I’ve started a playthrough of God of War from 2018. It’s the one where Kratos is very angry at birches and hides his grief – one assumes – by gruffly addressing his son as “boy” and avoiding any outward expression of emotion.

There really is absolutely nothing in that game that attracts me. The combat is difficult for me to get into my hands, mostly because it feels off to attack pressing the RB/ RT buttons to do so (I want to press right pad down) and because interacting with things is on the right pad right button, aka circle, aka cancel on every other fucking game published in the West (I know Japan uses another setup, but this is not a Nintendo game, okay?). The last time I tried this, I played for 9 hours and I still stumbled over the controls. I hate Atreus’s barks about watching my back, they set my teeth on edge, and as a friend on Twitter said, I’ve already had no clue dudes make the Introduction to Emotions 101™ journey around me all my life. Some have been coworkers having babies, some have been partners expecting to be treated as babies. Some have been generally clueless and other have taken out their emotional ineptitude on me, through anger and psychological abuse.

Why on earth would I want to play that?

The answer is of course that God of War is part of an unfortunate and unofficial canon among game developers. You’ll find primarily male player characters in that canon, because the people adoring these games are usually men.

Not playing these games is an option, but not playing them excludes you from 80% of the conversations at work. Therefore, I’m playing the games, half an hour at a time. The Witcher 3: The Wild Hunt was decent compared to GoW. At least Geralt has a modicum of twinkle in his eye and a nice butt, but Kratos is a grim figure with a sexist, toxic past and a fucked up toxic relationship to his son.

I can’t help thinking his wife lucked out by dying. I also can’t help feeling really shitty about playing as Kratos. To me, he has no redeeming features. He’s just a massive lump of anger that’s lumbering around yelling “boy” to his equally emotionally stunted son, and this is someone I should enjoy inhabiting?

Not on your life.

The thing is, as a game developer there are games I should be conversant with, if nothing else than to be able to talk to my peers about them.

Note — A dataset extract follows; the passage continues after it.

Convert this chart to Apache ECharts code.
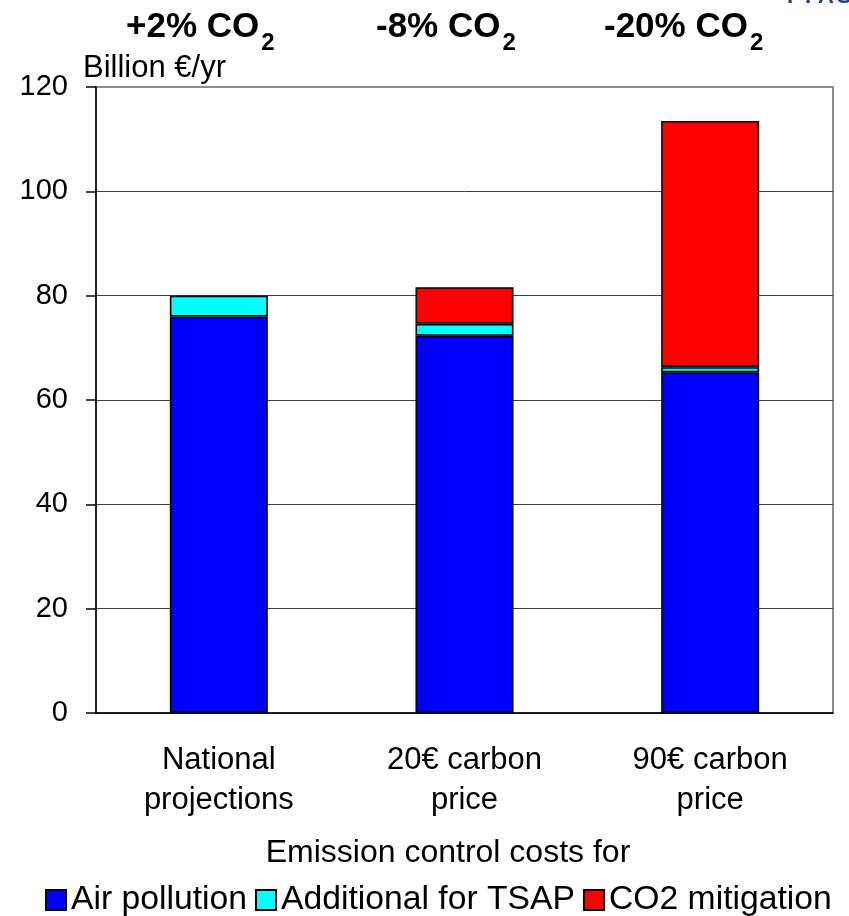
<!DOCTYPE html>
<html>
<head>
<meta charset="utf-8">
<script src="https://cdn.jsdelivr.net/npm/echarts@6/dist/echarts.min.js"></script>
<style>
  html, body { margin: 0; padding: 0; background: #fff; }
  #chart { width: 849px; height: 916px; }
</style>
</head>
<body>
<div id="chart"></div>
<script>
// Emission control cost scenarios (billion € per year)
const categories = ['National\nprojections', '20€ carbon\nprice', '90€ carbon\nprice'];
const airPollution = [76, 72.3, 65.3];
const additionalTSAP = [4, 2.3, 1.0];
const co2Mitigation = [0, 7, 47.2];
const seriesNames = ['Air pollution', 'Additional for TSAP', 'CO2 mitigation'];
const co2Change = ['+2%', '-8%', '-20%'];

const FONT = "'Liberation Sans', Arial, sans-serif";
const chart = echarts.init(document.getElementById('chart'), null, { renderer: 'canvas' });

// text measuring so the subscript "2" sits right after "CO"
const measureCtx = document.createElement('canvas').getContext('2d');
function textWidth(str, font) {
  measureCtx.font = font;
  return measureCtx.measureText(str).width;
}

const titleLeft = [126, 376, 604];
const titleGraphics = [];
co2Change.forEach((pct, i) => {
  const main = pct + ' CO';
  const w = textWidth(main, 'bold 35px ' + FONT);
  titleGraphics.push({
    type: 'text', x: titleLeft[i], y: 27,
    style: { text: main, font: 'bold 35px ' + FONT, fill: '#000', align: 'left', verticalAlign: 'middle' }
  });
  titleGraphics.push({
    type: 'text', x: titleLeft[i] + w + 2, y: 43,
    style: { text: '2', font: 'bold 24px ' + FONT, fill: '#000', align: 'left', verticalAlign: 'middle' }
  });
});

// corner logo lettering, mostly cut off by the top edge
const logoLetters = ['I', 'I', 'A', 'S', 'A'];
const logoGraphics = logoLetters.map((ch, i) => ({
  type: 'text', x: 790 + i * 18, y: 8,
  style: { text: ch, font: 'bold 22px ' + FONT, fill: '#1f3f97', align: 'center', verticalAlign: 'bottom' }
}));

const barBorder = { borderColor: '#000', borderWidth: 1.6 };

const option = {
  backgroundColor: '#fff',
  animation: false,
  grid: {
    left: 96, right: 16, top: 87, bottom: 203,
    show: true, borderColor: '#8c8c8c', borderWidth: 2, backgroundColor: 'transparent'
  },
  legend: {
    left: 45, top: 883, padding: 0,
    itemWidth: 20, itemHeight: 20, itemGap: 8,
    icon: 'rect',
    data: seriesNames,
    textStyle: { fontSize: 33.7, fontFamily: FONT, color: '#000' }
  },
  xAxis: {
    type: 'category',
    data: categories,
    axisLine: { lineStyle: { color: '#000', width: 1.5 } },
    axisTick: { show: false },
    axisLabel: { fontSize: 31, fontFamily: FONT, color: '#000', lineHeight: 40, margin: 27 }
  },
  yAxis: {
    type: 'value', min: 0, max: 120, interval: 20,
    axisLine: { show: true, lineStyle: { color: '#000', width: 1.5 } },
    axisTick: { show: true, length: 10, lineStyle: { color: '#000', width: 1.5 } },
    axisLabel: { fontSize: 29, fontFamily: FONT, color: '#000', margin: 28 },
    splitLine: { show: true, showMaxLine: false, lineStyle: { color: '#404040', width: 1 } }
  },
  series: [
    {
      name: seriesNames[0], type: 'bar', stack: 'cost', barWidth: 98,
      data: airPollution,
      itemStyle: Object.assign({ color: '#0000ff' }, barBorder)
    },
    {
      name: seriesNames[1], type: 'bar', stack: 'cost', barWidth: 98,
      data: additionalTSAP,
      itemStyle: Object.assign({ color: '#00ffff' }, barBorder)
    },
    {
      name: seriesNames[2], type: 'bar', stack: 'cost', barWidth: 98,
      data: co2Mitigation.map(v => (v === 0 ? '-' : v)),
      itemStyle: Object.assign({ color: '#ff0000' }, barBorder)
    }
  ],
  graphic: [
    {
      type: 'text', x: 83, y: 68,
      style: { text: 'Billion €/yr', font: '31px ' + FONT, fill: '#000', align: 'left', verticalAlign: 'middle' }
    },
    {
      type: 'text', x: 448, y: 853,
      style: { text: 'Emission control costs for', font: '32px ' + FONT, fill: '#000', align: 'center', verticalAlign: 'middle' }
    }
  ].concat(titleGraphics, logoGraphics)
};

chart.setOption(option);
</script>
</body>
</html>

Some of those games are evergreen (although I can’t think of any at the moment) and some are fads, popular, influential in the moment, but forgotten in a few years. I’ve played so many of them under protest (internal that is) but none of them until the end, and there’s the rub. For a game like GoW, the most common comment is “but you have to play it until the end”. So I will.

But here’s another thing. Just because I dislike God of War does not mean that you can’t or shouldn’t enjoy it. Sure, I’m telling you, and will keep telling you, how I feel about it, but you have the option of disagreeing with me or better yet, don’t engage with me and let me stew in my dislike.

Games are a question of taste. Taste is very personal. We don’t have to like the same things or even if we do like the same things, we don’t have to do it for the same reasons.

I pointed out that I don’t enjoy GoW on Twitter and the messages telling me I should just play it because it would be OBVIOUS how great it is started.

I will play it, but not because of Tweeps telling me to. I’ll play it because of work and because I want to be able to level fair critique on the game. But my previous experience and my reacquaintance with the game tells me that this will be a difficult trek for me. I only hope it is shorter than The Witcher 3.